In der Tat: Wer in dieser Gesellschaft arm oder alt ist, hat wenig Hoffnung, er kann sich höchstens auf Wunsch einfach einschläfern lassen – wie ein Tier. Der Filmkritiker Wolfgang M. Schmitt urteilte: „Indem der Kapitalismus Mensch und Natur ausbeutet, untergräbt er selbst seine eigene Existenzgrundlage“. Das zeige der Film perfekt. Im Hinblick auf die Ausbeutung des globalen Südens und der Verwüstung der natürlichen Grundlagen sei der Film extrem nah an der heutigen Realität. Zudem ist der Film eine bitterböse Kritik an gedankenlosem Konsum: Der Wert einer frischen, gesunden und individuell zusammengestellten Ernährung wurde hier ersetzt durch das massenhafte Abspeisen mit einem gleichförmigen Mastfutter.
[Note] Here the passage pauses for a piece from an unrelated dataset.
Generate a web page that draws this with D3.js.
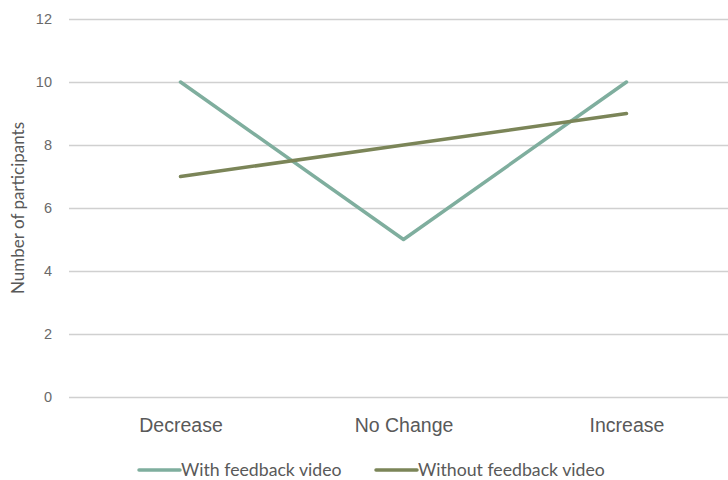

Dagegen ist selbst die heutige Fast-Food-Kultur Haute Cuisine.
Ganz zum Schluss wird die bittere Wahrheit enthüllt
Die bittere Wahrheit um „Soylent Green“ offenbart der Film erst ganz zum Schluss. Charlton Heston als Detective Thorn röchelt sie zunächst seinem Partner zu und offenbart den wahren Grund für die Nahrungsmittelknappheit: „Die Ozeane sind leer, das Plankton geht zugrunde.“ Dann schreit er das berühmt gewordene Zitat seinen Mitmenschen zu: „Soylent Grün ist Menschenfleisch!“
Angesichts dieser düsteren Zukunftsaussicht aus dem Jahr 1973 kann man nur hoffen, dass das Jahr 2022 ein weiterer Schritt in Richtung zur Eindämmung der Erderwärmung wird, und dass sich die Menschheit auch in den kommenden 50 Jahren für einen menschenwürdigen Umgang miteinander und für eine nachhaltige Ernährungspolitik starkmacht.